Similar to intron losses, the majority of previous studies on intron gains have been
restricted to highly conserved orthologous genes. Among these genes, very few or no
intron gains were found in humans, mice, and Arabidopsis thaliana19],21]-23]. This is in stark contrast to a study that specifically explored intron gains by
evaluating segmental duplications, in which tens of intron gains had been revealed
in each of these three species 24]. In that study, intron gains that were accompanied by insertions and/or deletions
of coding sequences were not excluded.

Identifying the true relative frequencies of PILs and IILs presents a dilemma: accurate
IIL to PIL ratios can only be obtained when recently diverged genomes are compared.
However, recent divergence means that only a limited amount of time has elapsed to
enable the accumulation of intron loss variations. For these reasons, it would be
helpful in the future to extend the current study to additional eukaryotic lineages.

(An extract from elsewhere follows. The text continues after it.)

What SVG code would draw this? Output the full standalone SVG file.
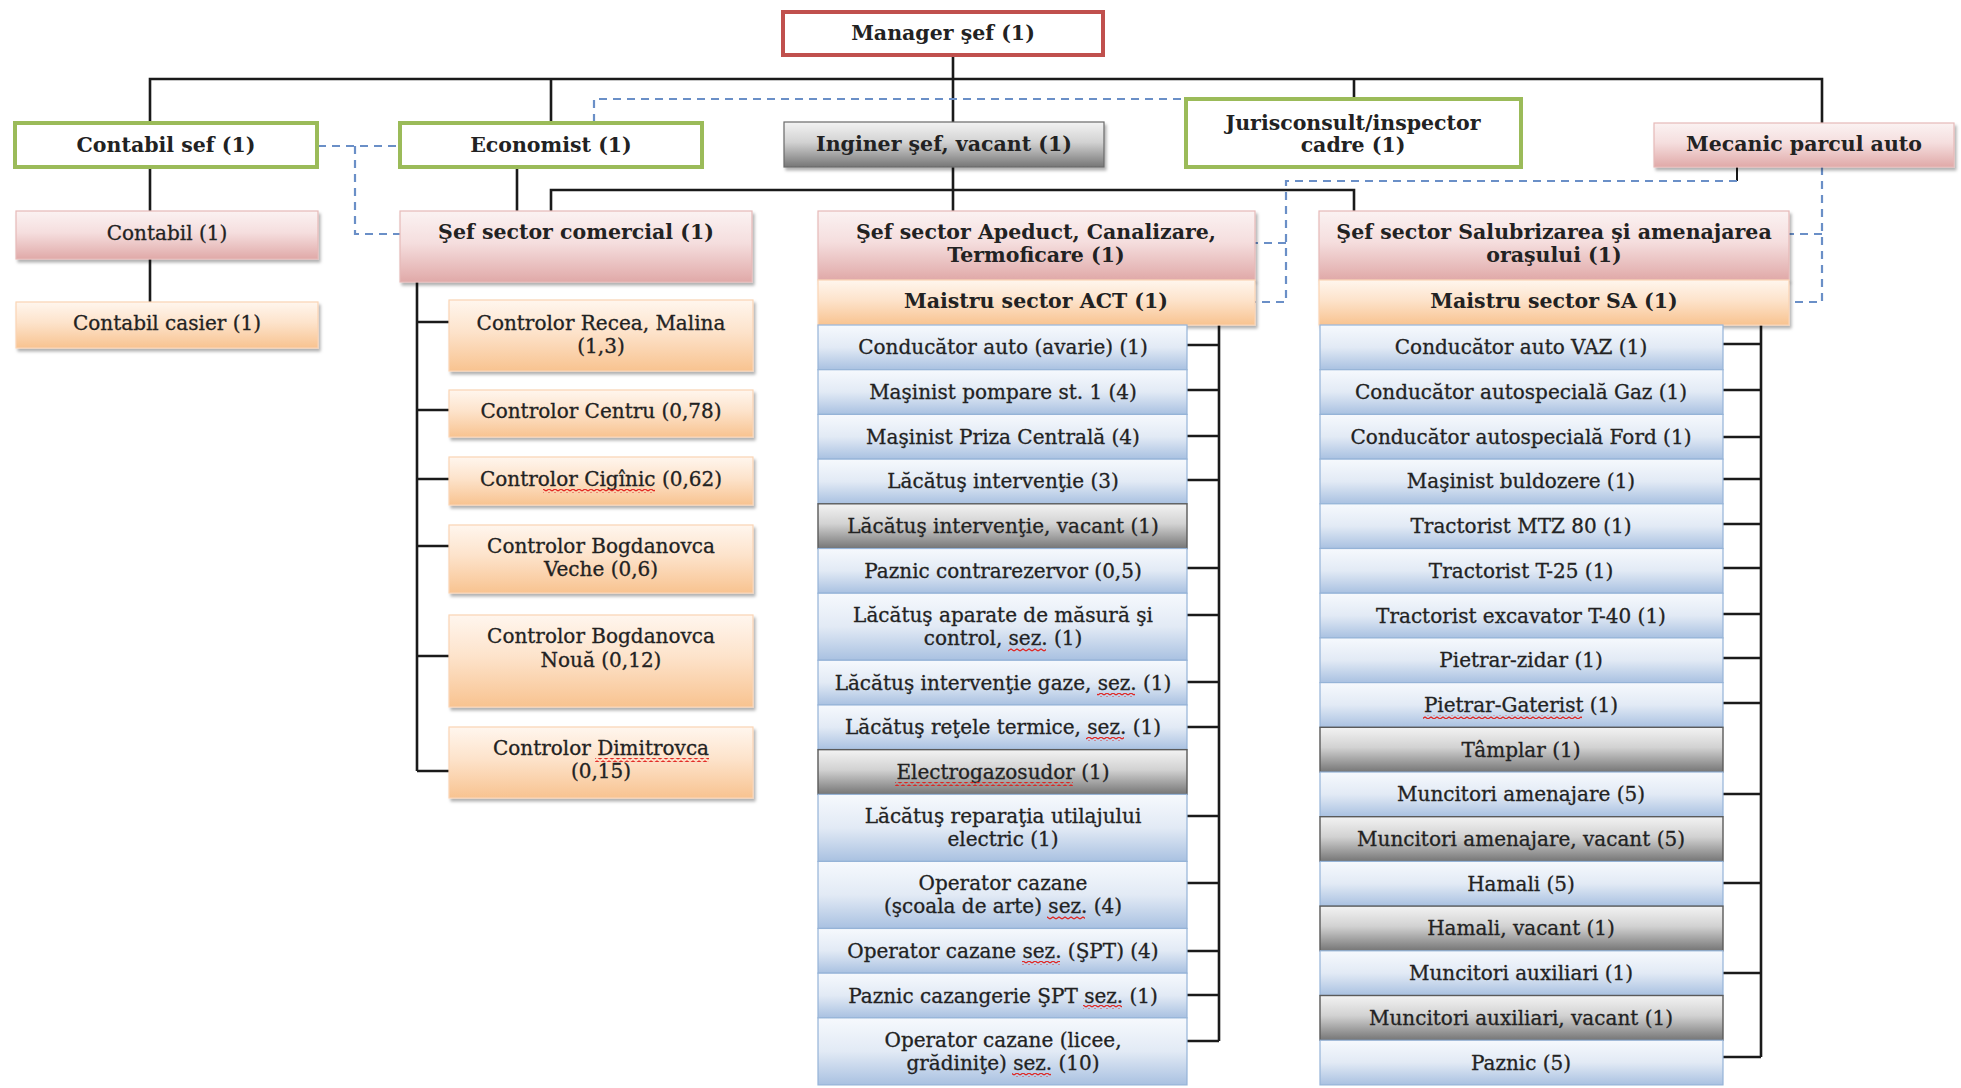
<svg xmlns="http://www.w3.org/2000/svg" width="1961" height="1088" viewBox="0 0 1961 1088">
<defs>
<linearGradient id="gPink" x1="0" y1="0" x2="0" y2="1"><stop offset="0" stop-color="#fbf2f2"/><stop offset="0.45" stop-color="#f5dede"/><stop offset="1" stop-color="#e0a9a8"/></linearGradient>
<linearGradient id="gOrange" x1="0" y1="0" x2="0" y2="1"><stop offset="0" stop-color="#fff6ee"/><stop offset="0.45" stop-color="#fde3cb"/><stop offset="1" stop-color="#f8c390"/></linearGradient>
<linearGradient id="gBlue" x1="0" y1="0" x2="0" y2="1"><stop offset="0" stop-color="#f6f9fd"/><stop offset="0.5" stop-color="#e2eaf5"/><stop offset="1" stop-color="#a9c1e1"/></linearGradient>
<linearGradient id="gGrey" x1="0" y1="0" x2="0" y2="1"><stop offset="0" stop-color="#f3f3f3"/><stop offset="0.45" stop-color="#d2d2d2"/><stop offset="1" stop-color="#767676"/></linearGradient>
<filter id="sh" x="-5%" y="-10%" width="112%" height="130%"><feDropShadow dx="2" dy="3" stdDeviation="1.6" flood-color="#000" flood-opacity="0.3"/></filter>
<pattern id="wave" width="6" height="4" patternUnits="userSpaceOnUse"><path d="M0 3L3 1L6 3" fill="none" stroke="#e0201c" stroke-width="1.1"/></pattern>
</defs>
<style>
text{font-family:"DejaVu Serif","Liberation Serif",serif;font-size:20px;fill:#222;stroke:#222;stroke-width:0.3;text-anchor:middle;dominant-baseline:central}
.b{font-weight:bold;font-size:20.5px;stroke-width:0}
.red{fill:#fff;stroke:#c0504d;stroke-width:4}
.grn{fill:#fff;stroke:#9bbb59;stroke-width:4}
.pink{fill:url(#gPink);stroke:#e6b9b8;stroke-width:1.2;filter:url(#sh)}
.org{fill:url(#gOrange);stroke:#fbd4b4;stroke-width:1.2;filter:url(#sh)}
.blue{fill:url(#gBlue);stroke:#95b3d7;stroke-width:1.2}
.grey{fill:url(#gGrey);stroke:#5a5a5a;stroke-width:1.4}
.gh{fill:url(#gGrey);stroke:#6a6a6a;stroke-width:1.2;filter:url(#sh)}
.ln{fill:none;stroke:#1a1a1a;stroke-width:2.6}
.dsh{fill:none;stroke:#6a8fc7;stroke-width:2.2;stroke-dasharray:8 6}
.sq{fill:url(#wave)}
</style>
<rect width="1961" height="1088" fill="#fff"/>

<g id="connectors">
<path class="ln" d="M953 56V122 M150 122V79H1822V123 M551 79V122 M1354 79V98"/>
<path class="ln" d="M953 167V211 M551 211V190H1354V211 M517 168V211"/>
<path class="ln" d="M150 168V211 M150 259V302"/>
<path class="ln" d="M417 282V771 M417 322H449 M417 410H449 M417 479H449 M417 546H449 M417 656H449 M417 771H449"/>
<path class="ln" d="M1219 325V1041 M1187 345H1219 M1187 390H1219 M1187 436H1219 M1187 480H1219 M1187 568H1219 M1187 615H1219 M1187 682H1219 M1187 727H1219 M1187 816H1219 M1187 883H1219 M1187 951H1219 M1187 995H1219 M1187 1041H1219"/>
<path class="ln" d="M1761 325V1057 M1723 344H1761 M1723 390H1761 M1723 437H1761 M1723 479H1761 M1723 524H1761 M1723 568H1761 M1723 614H1761 M1723 658H1761 M1723 703H1761 M1723 794H1761 M1723 883H1761 M1723 973H1761 M1723 1057H1761"/>
<path class="ln" d="M1737 167V181" style="stroke-width:2"/>
<path class="dsh" d="M318 146H399 M355 146V234H400"/>
<path class="dsh" d="M594 122V99H1185"/>
<path class="dsh" d="M1737 181H1286V302H1255 M1286 243H1255"/>
<path class="dsh" d="M1822 167V302H1789 M1822 234H1789"/>
</g>

<g id="manager"><rect class="red" x="783" y="12" width="320" height="43"/><text class="b" x="943" y="33">Manager şef (1)</text></g>
<g id="contabil-sef"><rect class="grn" x="15" y="123" width="302" height="44"/><text class="b" x="166" y="145">Contabil sef (1)</text></g>
<g id="economist"><rect class="grn" x="400" y="123" width="302" height="44"/><text class="b" x="551" y="145">Economist (1)</text></g>
<g id="inginer"><rect class="gh" x="784" y="122" width="320" height="45"/><text class="b" x="944" y="144">Inginer şef, vacant (1)</text></g>
<g id="jurisconsult"><rect class="grn" x="1186" y="99" width="335" height="68"/><text class="b" x="1353" y="123">Jurisconsult/inspector</text><text class="b" x="1353" y="145">cadre (1)</text></g>
<g id="mecanic"><rect class="pink" x="1654" y="123" width="300" height="44"/><text class="b" x="1804" y="144">Mecanic parcul auto</text></g>

<g id="contabil"><rect class="pink" x="16" y="211" width="302" height="48"/><text x="167" y="233">Contabil (1)</text></g>
<g id="contabil-casier"><rect class="org" x="16" y="302" width="302" height="46"/><text x="167" y="323">Contabil casier (1)</text></g>

<g id="sef-comercial"><rect class="pink" x="400" y="211" width="352" height="71"/><text class="b" x="576" y="232">Şef sector comercial (1)</text></g>
<g id="ctrl-recea"><rect class="org" x="449" y="300" width="304" height="71"/><text x="601" y="323">Controlor Recea, Malina</text><text x="601" y="346">(1,3)</text></g>
<g id="ctrl-centru"><rect class="org" x="449" y="390" width="304" height="47"/><text x="601" y="411">Controlor Centru (0,78)</text></g>
<g id="ctrl-ciginic"><rect class="org" x="449" y="457" width="304" height="48"/><text x="601" y="479">Controlor Cigînic (0,62)</text><rect class="sq" x="543" y="489" width="112" height="4"/></g>
<g id="ctrl-bogd-veche"><rect class="org" x="449" y="525" width="304" height="68"/><text x="601" y="546">Controlor Bogdanovca</text><text x="601" y="569">Veche (0,6)</text></g>
<g id="ctrl-bogd-noua"><rect class="org" x="449" y="615" width="304" height="92"/><text x="601" y="636">Controlor  Bogdanovca</text><text x="601" y="660">Nouă (0,12)</text></g>
<g id="ctrl-dimitrovca"><rect class="org" x="449" y="727" width="304" height="71"/><text x="601" y="748">Controlor Dimitrovca</text><text x="601" y="771">(0,15)</text><rect class="sq" x="595" y="758" width="114" height="4"/></g>

<g id="sef-act"><rect class="pink" x="818" y="211" width="437" height="69"/><text class="b" x="1036" y="232">Şef sector Apeduct, Canalizare,</text><text class="b" x="1036" y="255">Termoficare (1)</text></g>
<g id="maistru-act"><rect class="org" x="818" y="280" width="437" height="45"/><text class="b" x="1036" y="301">Maistru sector ACT (1)</text></g>

<g id="act-rows">
<g id="act-1"><rect class="blue" x="818" y="325" width="369" height="44.7"/><text x="1003" y="347">Conducător auto (avarie) (1)</text></g>
<g id="act-2"><rect class="blue" x="818" y="369.7" width="369" height="44.7"/><text x="1003" y="392">Maşinist pompare st. 1 (4)</text></g>
<g id="act-3"><rect class="blue" x="818" y="414.4" width="369" height="44.7"/><text x="1003" y="436.7">Maşinist Priza Centrală (4)</text></g>
<g id="act-4"><rect class="blue" x="818" y="459.1" width="369" height="44.7"/><text x="1003" y="481.4">Lăcătuş intervenţie (3)</text></g>
<g id="act-5"><rect class="grey" x="818" y="503.8" width="369" height="44.7"/><text x="1003" y="526.1">Lăcătuş intervenţie, vacant (1)</text></g>
<g id="act-6"><rect class="blue" x="818" y="548.5" width="369" height="44.7"/><text x="1003" y="570.8">Paznic contrarezervor (0,5)</text></g>
<g id="act-7"><rect class="blue" x="818" y="593.2" width="369" height="67.05"/><text x="1003" y="615">Lăcătuş aparate de măsură şi</text><text x="1003" y="638">control, sez. (1)</text><rect class="sq" x="1008" y="648" width="38" height="4"/></g>
<g id="act-8"><rect class="blue" x="818" y="660.25" width="369" height="44.7"/><text x="1003" y="682.6">Lăcătuş intervenţie gaze, sez.  (1)</text><rect class="sq" x="1097" y="693" width="38" height="4"/></g>
<g id="act-9"><rect class="blue" x="818" y="704.95" width="369" height="44.7"/><text x="1003" y="727.3">Lăcătuş reţele termice, sez. (1)</text><rect class="sq" x="1086" y="737" width="38" height="4"/></g>
<g id="act-10"><rect class="grey" x="818" y="749.65" width="369" height="44.7"/><text x="1003" y="772">Electrogazosudor  (1)</text><rect class="sq" x="895" y="782" width="178" height="4"/></g>
<g id="act-11"><rect class="blue" x="818" y="794.35" width="369" height="67.05"/><text x="1003" y="816">Lăcătuş reparaţia utilajului</text><text x="1003" y="839">electric (1)</text></g>
<g id="act-12"><rect class="blue" x="818" y="861.4" width="369" height="67.05"/><text x="1003" y="883">Operator cazane</text><text x="1003" y="906">(şcoala de arte) sez. (4)</text><rect class="sq" x="1047" y="916" width="38" height="4"/></g>
<g id="act-13"><rect class="blue" x="818" y="928.45" width="369" height="44.7"/><text x="1003" y="950.8">Operator cazane sez. (ŞPT) (4)</text><rect class="sq" x="1022" y="961" width="38" height="4"/></g>
<g id="act-14"><rect class="blue" x="818" y="973.15" width="369" height="44.7"/><text x="1003" y="995.5">Paznic cazangerie ŞPT  sez. (1)</text><rect class="sq" x="1083" y="1005" width="39" height="4"/></g>
<g id="act-15"><rect class="blue" x="818" y="1017.85" width="369" height="67.05"/><text x="1003" y="1040">Operator cazane (licee,</text><text x="1003" y="1063">grădiniţe)  sez. (10)</text><rect class="sq" x="1012" y="1073" width="39" height="4"/></g>
</g>

<g id="sef-sa"><rect class="pink" x="1319" y="211" width="470" height="69"/><text class="b" x="1554" y="232">Şef sector Salubrizarea şi amenajarea</text><text class="b" x="1554" y="255">oraşului (1)</text></g>
<g id="maistru-sa"><rect class="org" x="1319" y="280" width="470" height="45"/><text class="b" x="1554" y="301">Maistru sector SA (1)</text></g>

<g id="sa-rows">
<g id="sa-1"><rect class="blue" x="1320" y="325" width="403" height="44.7"/><text x="1521" y="347">Conducător auto VAZ (1)</text></g>
<g id="sa-2"><rect class="blue" x="1320" y="369.7" width="403" height="44.7"/><text x="1521" y="392">Conducător autospecială Gaz (1)</text></g>
<g id="sa-3"><rect class="blue" x="1320" y="414.4" width="403" height="44.7"/><text x="1521" y="436.7">Conducător autospecială Ford (1)</text></g>
<g id="sa-4"><rect class="blue" x="1320" y="459.1" width="403" height="44.7"/><text x="1521" y="481.4">Maşinist buldozere (1)</text></g>
<g id="sa-5"><rect class="blue" x="1320" y="503.8" width="403" height="44.7"/><text x="1521" y="526.1">Tractorist MTZ 80 (1)</text></g>
<g id="sa-6"><rect class="blue" x="1320" y="548.5" width="403" height="44.7"/><text x="1521" y="570.8">Tractorist T-25 (1)</text></g>
<g id="sa-7"><rect class="blue" x="1320" y="593.2" width="403" height="44.7"/><text x="1521" y="615.5">Tractorist excavator T-40 (1)</text></g>
<g id="sa-8"><rect class="blue" x="1320" y="637.9" width="403" height="44.7"/><text x="1521" y="660.2">Pietrar-zidar (1)</text></g>
<g id="sa-9"><rect class="blue" x="1320" y="682.6" width="403" height="44.7"/><text x="1521" y="704.9">Pietrar-Gaterist (1)</text><rect class="sq" x="1423" y="715" width="159" height="4"/></g>
<g id="sa-10"><rect class="grey" x="1320" y="727.3" width="403" height="44.7"/><text x="1521" y="749.6">Tâmplar (1)</text></g>
<g id="sa-11"><rect class="blue" x="1320" y="772" width="403" height="44.7"/><text x="1521" y="794.3">Muncitori amenajare (5)</text></g>
<g id="sa-12"><rect class="grey" x="1320" y="816.7" width="403" height="44.7"/><text x="1521" y="839">Muncitori amenajare, vacant (5)</text></g>
<g id="sa-13"><rect class="blue" x="1320" y="861.4" width="403" height="44.7"/><text x="1521" y="883.7">Hamali (5)</text></g>
<g id="sa-14"><rect class="grey" x="1320" y="906.1" width="403" height="44.7"/><text x="1521" y="928.4">Hamali, vacant (1)</text></g>
<g id="sa-15"><rect class="blue" x="1320" y="950.8" width="403" height="44.7"/><text x="1521" y="973.1">Muncitori auxiliari (1)</text></g>
<g id="sa-16"><rect class="grey" x="1320" y="995.5" width="403" height="44.7"/><text x="1521" y="1017.8">Muncitori auxiliari, vacant (1)</text></g>
<g id="sa-17"><rect class="blue" x="1320" y="1040.2" width="403" height="44.7"/><text x="1521" y="1062.5">Paznic  (5)</text></g>
</g>
</svg>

De-exonization and exon deletion in Solanum

We identified one case of de-exonization, one case of exon deletion, two cases of
intronization, and one case of exonization in tomato and potato (Additional file 2). In the tomato gene Solyc09g016940.2, an internal exon and the 5? splicing signal of its downstream intron were both lost.
In the potato gene PGSC0003DMG400004043, an internal exon has been converted into an internal region of a larger intron.
In addition to GT-AG boundaries, there are many cis-acting sequence elements and trans-acting
factors that facilitate intron recognition and splicing 25]; therefore, it is reasonable to hypothesize that some intron variations do not involve
changes to these boundaries.